• [GOAL]
Scan the material for the word "this", and copy each line where it shows up.

• [ENTRIES SHOWN]

════

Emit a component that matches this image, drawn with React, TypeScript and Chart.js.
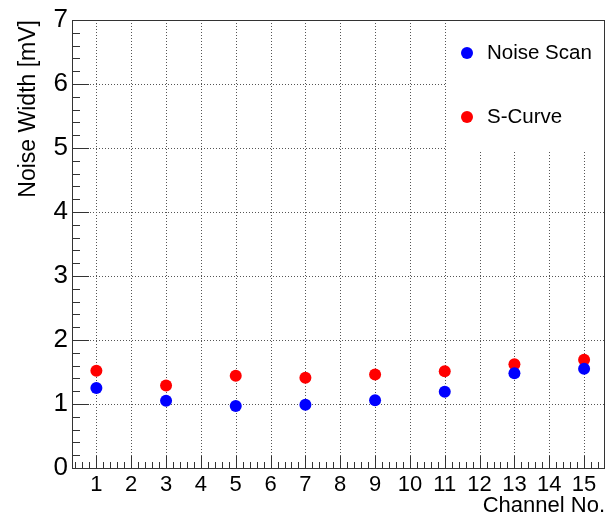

════

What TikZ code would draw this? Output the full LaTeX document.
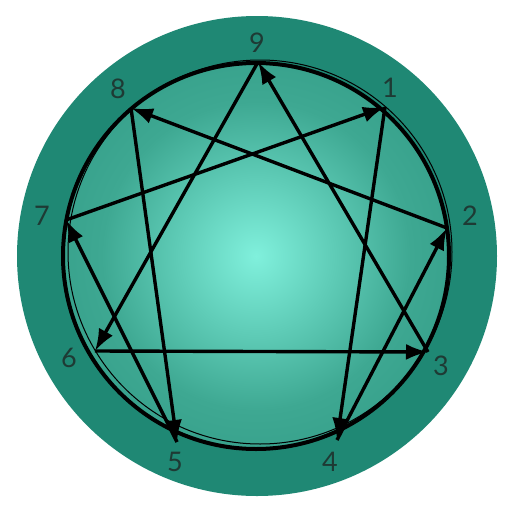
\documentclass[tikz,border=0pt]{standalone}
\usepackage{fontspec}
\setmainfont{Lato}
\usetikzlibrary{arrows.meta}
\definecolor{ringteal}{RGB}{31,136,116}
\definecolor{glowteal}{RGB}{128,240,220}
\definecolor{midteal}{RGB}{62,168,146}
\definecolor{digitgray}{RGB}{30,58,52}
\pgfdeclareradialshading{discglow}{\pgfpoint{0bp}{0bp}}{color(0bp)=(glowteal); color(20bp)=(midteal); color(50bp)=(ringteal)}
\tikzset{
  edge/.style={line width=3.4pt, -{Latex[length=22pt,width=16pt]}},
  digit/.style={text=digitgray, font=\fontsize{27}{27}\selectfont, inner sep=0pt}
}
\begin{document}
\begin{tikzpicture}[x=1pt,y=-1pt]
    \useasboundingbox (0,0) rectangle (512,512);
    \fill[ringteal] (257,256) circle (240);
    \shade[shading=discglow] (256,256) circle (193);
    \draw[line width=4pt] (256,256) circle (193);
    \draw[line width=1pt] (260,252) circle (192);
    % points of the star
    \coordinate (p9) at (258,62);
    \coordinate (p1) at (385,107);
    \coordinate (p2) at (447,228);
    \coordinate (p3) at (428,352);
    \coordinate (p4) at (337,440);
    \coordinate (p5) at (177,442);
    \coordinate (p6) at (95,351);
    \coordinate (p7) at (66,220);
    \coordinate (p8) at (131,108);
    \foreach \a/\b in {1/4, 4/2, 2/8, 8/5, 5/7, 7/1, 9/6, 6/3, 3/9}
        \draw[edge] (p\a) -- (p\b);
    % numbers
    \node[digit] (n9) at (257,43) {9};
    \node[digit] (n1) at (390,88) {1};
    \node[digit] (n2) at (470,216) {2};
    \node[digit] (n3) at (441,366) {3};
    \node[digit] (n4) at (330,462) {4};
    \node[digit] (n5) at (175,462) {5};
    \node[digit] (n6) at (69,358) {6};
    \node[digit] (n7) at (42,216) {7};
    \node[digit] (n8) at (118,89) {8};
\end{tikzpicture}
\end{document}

════

• [RESULT BELOW]
Emit a component that matches this image, drawn with React, TypeScript and Chart.js.
What TikZ code would draw this? Output the full LaTeX document.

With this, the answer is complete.